We did hysterectomies on women with huge uteruses. We repaired many hernias. Many people have huge goiters (enlarged thyroid glands from dietary iodine deficiency), so we did a lot of thyroidectomies. Many people have massively enlarged spleens from malaria. We took out a lot of spleens. They saved up the cleft lips and Dr. Farrar repaired them. We took foreign bodies (bones and bugs) out of noses and throats. We did mastectomies for breast cancer and took out one kidney. We did emergency cases for bowel obstruction and bowel perforations (holes in the intestines) and the C-sections I’ve already talked about. And a few other odd cases.

There was no communication, no phone from the hospital to the residence.  One night a little man who spoke no English showed up at the door with a patient’s folder (that’s what they call the chart).  Someone at the hospital thought a twelve year old boy might need an emergency operation on his intestines and had sent this man as a runner. A. D. (Dr. Smith), our surgeon, looked at the folder and decided he should evaluate him.  Don was gone in the van so we walked the three fourths of a mile through the jungle and rain to the hospital. Dr. Smith thought something bad was wrong so we operated and found a small hole in his small intestine, probably caused by typhoid fever.  He was doing fine when we left.

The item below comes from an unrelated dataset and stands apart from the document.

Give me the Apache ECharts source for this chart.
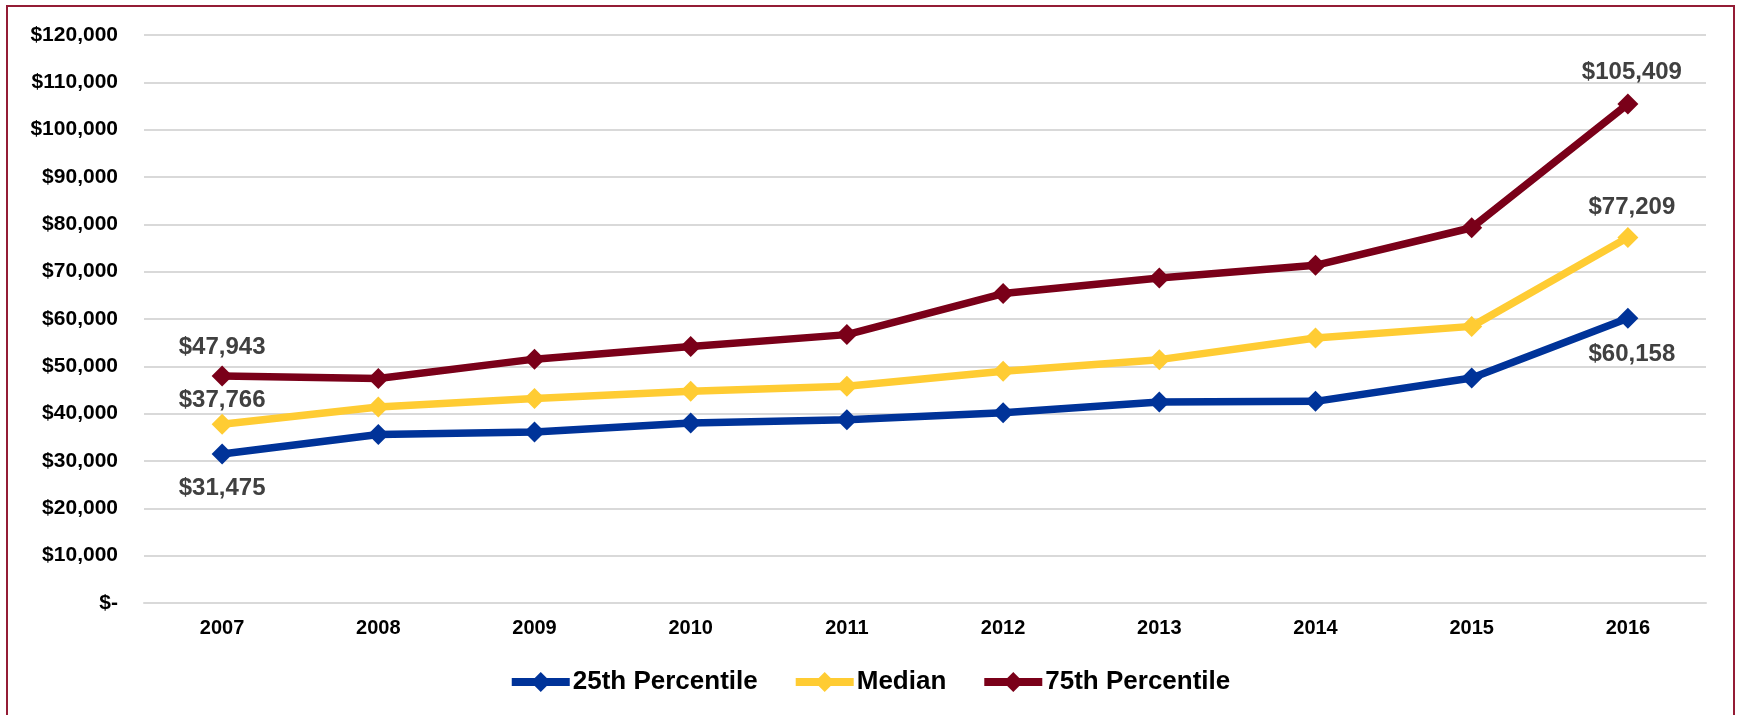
<!DOCTYPE html>
<html>
<head>
<meta charset="utf-8">
<script src="https://cdn.jsdelivr.net/npm/echarts@6/dist/echarts.min.js"></script>
<style>
  html, body { margin: 0; padding: 0; background: #fff; }
  #main { width: 1738px; height: 715px; }
</style>
</head>
<body>
<div id="main"></div>
<script>
// 数据
const years = ['2007', '2008', '2009', '2010', '2011', '2012', '2013', '2014', '2015', '2016']
const p25 = [31475, 35590, 36140, 38040, 38730, 40210, 42450, 42600, 47550, 60158]
const median = [37766, 41430, 43200, 44750, 45770, 48940, 51410, 55980, 58440, 77209]
const p75 = [47943, 47440, 51520, 54210, 56700, 65370, 68670, 71350, 79280, 105409]

const font = 'Arial, "Liberation Sans", sans-serif'
const money = v => '$' + Math.round(v).toLocaleString('en-US')

// 只给首尾两个点加数据标签
function withLabels (values, pos, firstDist, lastDist) {
  return values.map((v, i) => {
    const first = i === 0
    if (!first && i !== values.length - 1) return v
    return {
      value: v,
      label: {
        show: true,
        position: pos,
        distance: first ? firstDist : lastDist,
        offset: first ? [0, 0] : [4, 0],
        formatter: p => money(p.value),
        color: '#404040',
        fontSize: 24,
        fontWeight: 'bold',
        fontFamily: font
      }
    }
  })
}

function makeSeries (name, values, color, pos, firstDist, lastDist) {
  return {
    name: name,
    type: 'line',
    data: withLabels(values, pos, firstDist, lastDist),
    symbol: 'diamond',
    symbolSize: 21,
    lineStyle: { width: 7.5, color: color },
    itemStyle: { color: color },
    label: { show: false }
  }
}

const myChart = echarts.init(document.getElementById('main'))

const option = {
  animation: false,
  backgroundColor: '#fff',
  grid: { left: 144, right: 32, top: 35, bottom: 112, outerBoundsMode: 'none' },
  graphic: [{
    type: 'rect',
    shape: { x: 7, y: 6, width: 1727, height: 730 },
    style: { fill: 'none', stroke: '#941c35', lineWidth: 2 },
    silent: true
  }],
  legend: {
    bottom: 15,
    left: 'center',
    itemWidth: 58,
    itemHeight: 25,
    itemGap: 34,
    lineStyle: { width: 8 },
    textStyle: { fontSize: 26, fontWeight: 'bold', color: '#000', fontFamily: font, padding: [0, 0, 0, -2] },
    data: ['25th Percentile', 'Median', '75th Percentile']
  },
  xAxis: {
    type: 'category',
    data: years,
    boundaryGap: true,
    axisLine: { lineStyle: { color: '#d9d9d9', width: 2 } },
    axisTick: { show: false },
    axisLabel: { fontSize: 20, fontWeight: 'bold', color: '#000', fontFamily: font, margin: 15 }
  },
  yAxis: {
    type: 'value',
    min: 0,
    max: 120000,
    interval: 10000,
    axisLine: { show: false },
    axisTick: { show: false },
    splitLine: { lineStyle: { color: '#d9d9d9', width: 2 } },
    axisLabel: {
      fontSize: 21,
      fontWeight: 'bold',
      color: '#000',
      fontFamily: font,
      margin: 26,
      formatter: v => v === 0 ? '$-' : money(v)
    }
  },
  series: [
    makeSeries('25th Percentile', p25, '#003399', 'bottom', 12, 14),
    makeSeries('Median', median, '#ffcc33', 'top', 1, 8),
    makeSeries('75th Percentile', p75, '#7a0019', 'top', 6, 9)
  ]
}

myChart.setOption(option)
</script>
</body>
</html>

Here are some pictures of some patients.

This is a child with a cleft lip before Dr. Farrar fixed it.

 

Laura holding the head in proper position for Dr. Farrar.

 

This is the child after Dr. Farrar’s repair.  When I took the child to her mother after the operation (there is no recovery room), she, with tears in her eyes, in beautiful English said, “Lovely.” That’s all she said.

 

Here I am with a family I got to know a little better than some.

 

This little girl had her tonsils out, and we repaired her brother's hernia.  The Nigerians have a hand shake where you use each other’s thumbs and middle finger to make a snapping sound. The older child and I would do that when we saw each other.

 

One of the men showing up with his catheter before his prostate surgery.

 

This is the young man with the hole in his intestine and his dad.